最近は○○鉄という言い方もよく目にしますが、鉄道を趣味とする人のことを呼びます。
その中でも「乗り鉄」とは列車に乗って旅をすることを第一と見る鉄道ファンのことで、まあ言ってみれば一番正統派?でしょうか。
フリーライターの杉山さんは子どもの頃からの筋金入りの乗り鉄、全国各地に鉄道を求めて出かけて乗ってきたという方です。
そんな著者が選りすぐりの33の鉄道旅を紹介しています。
ただし、2013年の出版の本ですがすでに現在では運行停止などで乗ることのできなくなった列車も含まれています。
また著者が東京在住のため、「日帰り散歩列車旅」や「東京再発見の列車旅」などはあくまでも東京発着ですので、他の地方の人には身近には感じられないかもしれません。
まあ、それでも十分に読者数は確保できそうですが。
「日帰り肥薩おれんじ鉄道の旅」などでは本を買ってくれる人もほとんど居ないでしょう。
私も現在は熊本在住ですが、若い頃は関東地方で鉄道ファンもやっていましたので、内容にはそれほど不満はありません。
川崎横浜の京浜工業地帯を走る鶴見線というのは、ほとんど工場に通勤する人たちのためにある路線なのですが、それを狙って乗り鉄たちがやってきます。
朝夕の時間帯以外は列車数も少ないのですが、そんな困難はものともしないようです。
終着駅の海芝浦駅は東芝の工場に入る以外の出口はなく、一般人は駅から降りることもできないのですが、ただ降りてまた次の列車に乗って帰ってくるだけの鉄道ファンが多いそうです。
2005年につくばエクスプレスが開業し、筑波山方面には東京からかなり行きやすくなりました。
最高時速130㎞と、開業当時は関東の私鉄ではもっとも速い列車だったそうです。
これは知らなかったのですが、この鉄道は路線の中で交流と直流を切り替えているという特殊な構造になっています。
途中の守谷駅より南側は直流電化区間、北側は交流で、そこで自動的に切り替えられます。
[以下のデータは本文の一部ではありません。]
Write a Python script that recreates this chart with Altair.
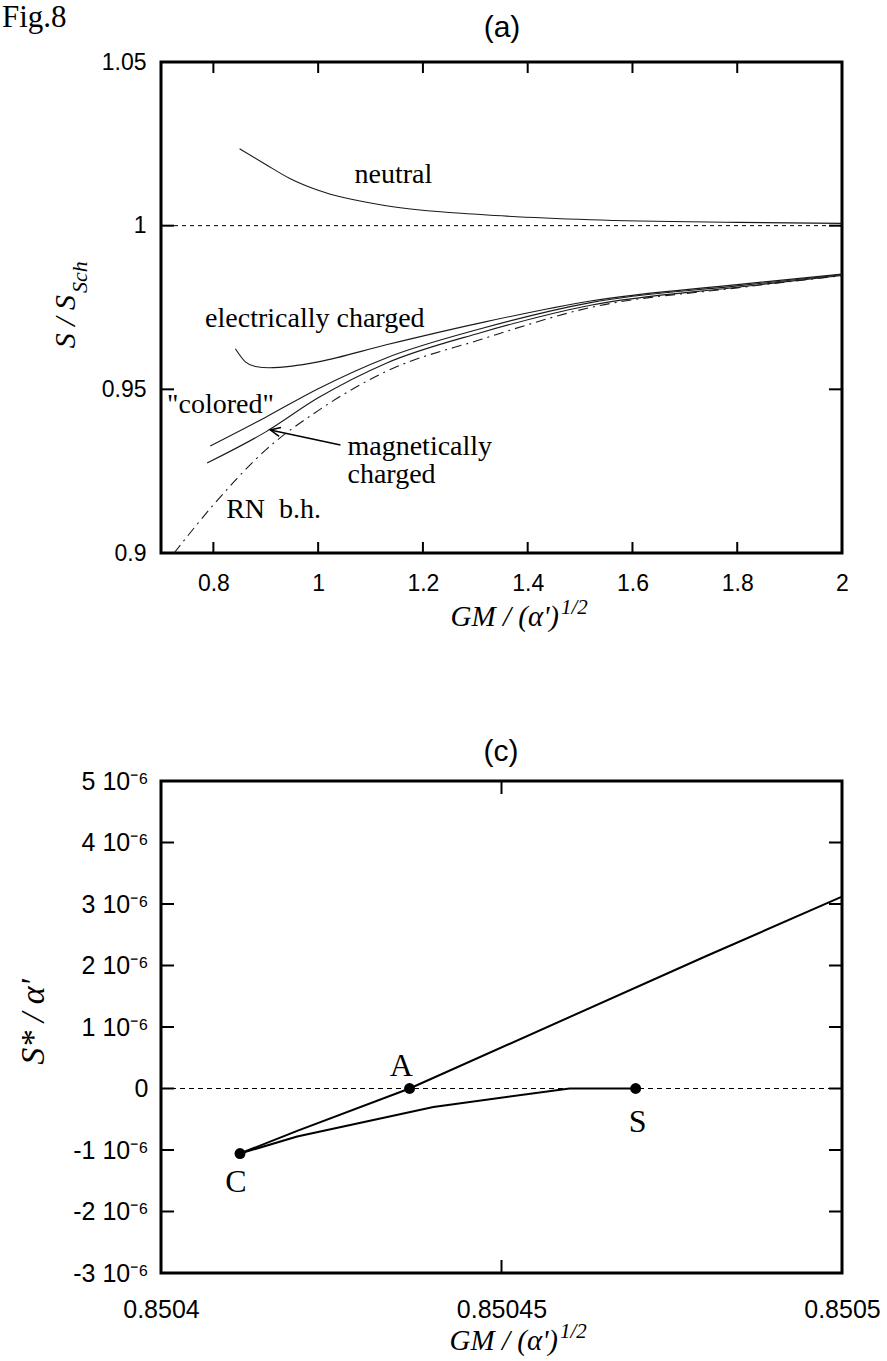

これは筑波にある気象庁の地磁気観測所の存在のためで、近くに高圧の直流電流を通すと観測に支障が出るためだそうです。
それなら全線交流電化にすればよかったようなものですが、守谷から南は地下区間が多いためトンネル断面を小さくするため直流の方が良かったとか。
旅に出るということが遠くなった近頃ですが、また列車に乗ってどこか遠くに行ってみたいものです。